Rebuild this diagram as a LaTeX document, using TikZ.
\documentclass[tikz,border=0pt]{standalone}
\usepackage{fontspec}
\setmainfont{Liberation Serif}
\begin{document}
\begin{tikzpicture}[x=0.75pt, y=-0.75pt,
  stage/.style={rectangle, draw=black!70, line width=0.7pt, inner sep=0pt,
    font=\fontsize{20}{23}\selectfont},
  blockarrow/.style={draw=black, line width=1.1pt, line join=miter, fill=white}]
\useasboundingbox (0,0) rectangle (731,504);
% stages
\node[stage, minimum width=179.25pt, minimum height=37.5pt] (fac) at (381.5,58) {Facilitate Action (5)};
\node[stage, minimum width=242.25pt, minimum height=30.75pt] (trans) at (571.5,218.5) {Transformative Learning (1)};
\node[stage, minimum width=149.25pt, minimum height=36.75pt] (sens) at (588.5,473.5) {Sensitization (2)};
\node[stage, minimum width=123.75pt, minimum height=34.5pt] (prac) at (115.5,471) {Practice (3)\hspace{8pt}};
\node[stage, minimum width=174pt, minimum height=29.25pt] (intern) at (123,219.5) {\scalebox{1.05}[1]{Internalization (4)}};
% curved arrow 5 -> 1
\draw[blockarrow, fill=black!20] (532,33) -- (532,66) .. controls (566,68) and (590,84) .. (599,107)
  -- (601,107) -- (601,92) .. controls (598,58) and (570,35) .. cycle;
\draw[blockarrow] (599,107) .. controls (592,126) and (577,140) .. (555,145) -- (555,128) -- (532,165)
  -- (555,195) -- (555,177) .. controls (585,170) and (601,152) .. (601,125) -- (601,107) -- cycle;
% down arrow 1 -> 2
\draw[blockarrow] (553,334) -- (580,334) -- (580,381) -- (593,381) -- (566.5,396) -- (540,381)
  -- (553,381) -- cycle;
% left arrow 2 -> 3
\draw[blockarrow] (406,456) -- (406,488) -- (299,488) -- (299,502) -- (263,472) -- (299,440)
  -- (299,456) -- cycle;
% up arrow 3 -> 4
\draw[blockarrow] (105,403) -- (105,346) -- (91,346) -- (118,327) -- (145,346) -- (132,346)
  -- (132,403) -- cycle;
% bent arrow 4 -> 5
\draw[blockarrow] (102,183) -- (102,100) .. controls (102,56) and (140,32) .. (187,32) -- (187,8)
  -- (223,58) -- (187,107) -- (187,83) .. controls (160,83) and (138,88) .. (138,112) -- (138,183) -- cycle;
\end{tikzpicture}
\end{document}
* * *
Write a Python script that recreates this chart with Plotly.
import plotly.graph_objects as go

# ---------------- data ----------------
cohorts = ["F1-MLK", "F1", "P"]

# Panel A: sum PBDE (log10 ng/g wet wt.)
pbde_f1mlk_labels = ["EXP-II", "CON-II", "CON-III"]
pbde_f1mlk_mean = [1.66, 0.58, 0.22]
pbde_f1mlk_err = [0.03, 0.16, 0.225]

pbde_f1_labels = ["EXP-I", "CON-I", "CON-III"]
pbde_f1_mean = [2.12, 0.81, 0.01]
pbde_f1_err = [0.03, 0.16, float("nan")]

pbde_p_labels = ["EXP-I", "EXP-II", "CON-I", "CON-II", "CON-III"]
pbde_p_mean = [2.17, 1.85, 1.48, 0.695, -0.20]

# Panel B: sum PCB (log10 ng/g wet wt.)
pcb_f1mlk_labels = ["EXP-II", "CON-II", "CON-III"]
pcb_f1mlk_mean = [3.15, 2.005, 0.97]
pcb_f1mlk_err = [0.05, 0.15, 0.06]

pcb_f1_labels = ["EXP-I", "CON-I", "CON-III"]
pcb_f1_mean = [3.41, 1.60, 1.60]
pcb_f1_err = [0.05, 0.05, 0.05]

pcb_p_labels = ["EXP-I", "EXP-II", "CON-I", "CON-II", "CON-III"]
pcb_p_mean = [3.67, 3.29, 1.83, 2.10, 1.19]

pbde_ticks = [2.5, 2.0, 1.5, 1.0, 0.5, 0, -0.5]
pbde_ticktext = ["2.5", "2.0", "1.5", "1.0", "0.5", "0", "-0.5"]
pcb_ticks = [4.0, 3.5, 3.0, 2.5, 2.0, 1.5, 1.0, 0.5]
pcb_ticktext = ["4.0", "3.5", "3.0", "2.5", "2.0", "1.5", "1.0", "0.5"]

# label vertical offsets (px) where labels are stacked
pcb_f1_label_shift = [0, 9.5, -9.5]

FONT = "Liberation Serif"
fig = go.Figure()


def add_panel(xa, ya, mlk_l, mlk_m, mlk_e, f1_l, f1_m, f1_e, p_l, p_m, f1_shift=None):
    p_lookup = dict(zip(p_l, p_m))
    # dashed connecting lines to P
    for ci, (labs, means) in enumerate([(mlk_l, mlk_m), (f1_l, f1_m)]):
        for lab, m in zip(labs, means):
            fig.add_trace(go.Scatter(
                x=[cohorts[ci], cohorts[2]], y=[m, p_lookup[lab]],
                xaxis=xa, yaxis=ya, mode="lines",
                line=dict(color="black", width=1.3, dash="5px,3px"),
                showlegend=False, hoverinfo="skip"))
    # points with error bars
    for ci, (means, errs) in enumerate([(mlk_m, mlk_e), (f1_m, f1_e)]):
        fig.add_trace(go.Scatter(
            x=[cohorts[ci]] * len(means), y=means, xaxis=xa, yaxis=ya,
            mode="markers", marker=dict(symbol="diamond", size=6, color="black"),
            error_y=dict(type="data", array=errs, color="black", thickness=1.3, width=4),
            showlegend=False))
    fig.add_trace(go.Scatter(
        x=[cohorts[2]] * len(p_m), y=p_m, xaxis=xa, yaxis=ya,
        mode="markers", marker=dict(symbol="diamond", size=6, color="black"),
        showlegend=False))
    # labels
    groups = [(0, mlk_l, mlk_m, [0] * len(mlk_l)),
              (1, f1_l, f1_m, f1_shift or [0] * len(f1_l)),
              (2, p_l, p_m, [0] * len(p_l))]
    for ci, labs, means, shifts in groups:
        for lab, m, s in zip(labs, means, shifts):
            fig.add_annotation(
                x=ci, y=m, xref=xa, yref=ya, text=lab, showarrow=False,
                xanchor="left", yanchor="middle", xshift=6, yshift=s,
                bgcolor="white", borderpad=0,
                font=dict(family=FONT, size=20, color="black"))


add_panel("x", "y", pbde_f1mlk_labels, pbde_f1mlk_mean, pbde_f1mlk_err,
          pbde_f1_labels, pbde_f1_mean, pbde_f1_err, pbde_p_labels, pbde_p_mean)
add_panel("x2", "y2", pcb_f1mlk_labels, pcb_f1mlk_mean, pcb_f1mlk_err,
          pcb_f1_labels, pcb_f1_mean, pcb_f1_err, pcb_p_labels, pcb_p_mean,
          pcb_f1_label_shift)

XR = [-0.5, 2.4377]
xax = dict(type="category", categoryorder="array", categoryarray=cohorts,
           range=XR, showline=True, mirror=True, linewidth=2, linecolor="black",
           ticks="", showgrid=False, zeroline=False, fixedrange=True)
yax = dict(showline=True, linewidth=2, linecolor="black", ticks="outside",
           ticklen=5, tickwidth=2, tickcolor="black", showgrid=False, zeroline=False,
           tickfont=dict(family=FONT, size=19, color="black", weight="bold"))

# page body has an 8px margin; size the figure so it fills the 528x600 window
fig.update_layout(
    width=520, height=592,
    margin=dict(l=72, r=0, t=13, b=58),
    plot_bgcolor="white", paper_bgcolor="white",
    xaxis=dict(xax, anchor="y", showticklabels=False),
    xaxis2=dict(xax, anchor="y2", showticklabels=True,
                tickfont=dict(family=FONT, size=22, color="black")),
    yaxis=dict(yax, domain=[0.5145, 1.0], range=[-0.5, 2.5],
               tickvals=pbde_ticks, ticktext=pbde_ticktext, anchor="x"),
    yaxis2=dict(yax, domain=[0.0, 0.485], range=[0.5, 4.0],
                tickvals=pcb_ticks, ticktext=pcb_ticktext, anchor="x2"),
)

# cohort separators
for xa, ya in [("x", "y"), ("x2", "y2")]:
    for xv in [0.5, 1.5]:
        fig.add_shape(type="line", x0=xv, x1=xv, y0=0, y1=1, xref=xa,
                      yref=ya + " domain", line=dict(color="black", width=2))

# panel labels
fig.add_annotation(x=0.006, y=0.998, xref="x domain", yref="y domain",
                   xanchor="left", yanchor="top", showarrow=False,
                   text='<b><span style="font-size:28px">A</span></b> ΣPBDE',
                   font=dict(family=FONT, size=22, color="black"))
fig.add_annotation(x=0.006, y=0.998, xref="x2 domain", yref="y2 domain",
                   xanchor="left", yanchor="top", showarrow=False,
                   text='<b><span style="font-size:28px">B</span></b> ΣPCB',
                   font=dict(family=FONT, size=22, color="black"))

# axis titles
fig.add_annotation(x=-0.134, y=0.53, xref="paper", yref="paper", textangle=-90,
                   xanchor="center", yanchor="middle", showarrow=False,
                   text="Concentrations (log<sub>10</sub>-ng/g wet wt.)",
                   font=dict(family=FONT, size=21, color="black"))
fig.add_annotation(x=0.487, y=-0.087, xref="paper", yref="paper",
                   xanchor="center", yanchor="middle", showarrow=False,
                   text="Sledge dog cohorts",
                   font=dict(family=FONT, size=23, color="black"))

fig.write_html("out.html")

_What you are asked to do_
Of the entries listed above, reproduce only the lines starting at the line containing "Write a Python" and ending at the line containing "pcb_f1mlk_err = [0.05, 0.15, 0.06]". Include both, exactly as they stand.

_Task result_
Write a Python script that recreates this chart with Plotly.
import plotly.graph_objects as go

# ---------------- data ----------------
cohorts = ["F1-MLK", "F1", "P"]

# Panel A: sum PBDE (log10 ng/g wet wt.)
pbde_f1mlk_labels = ["EXP-II", "CON-II", "CON-III"]
pbde_f1mlk_mean = [1.66, 0.58, 0.22]
pbde_f1mlk_err = [0.03, 0.16, 0.225]

pbde_f1_labels = ["EXP-I", "CON-I", "CON-III"]
pbde_f1_mean = [2.12, 0.81, 0.01]
pbde_f1_err = [0.03, 0.16, float("nan")]

pbde_p_labels = ["EXP-I", "EXP-II", "CON-I", "CON-II", "CON-III"]
pbde_p_mean = [2.17, 1.85, 1.48, 0.695, -0.20]

# Panel B: sum PCB (log10 ng/g wet wt.)
pcb_f1mlk_labels = ["EXP-II", "CON-II", "CON-III"]
pcb_f1mlk_mean = [3.15, 2.005, 0.97]
pcb_f1mlk_err = [0.05, 0.15, 0.06]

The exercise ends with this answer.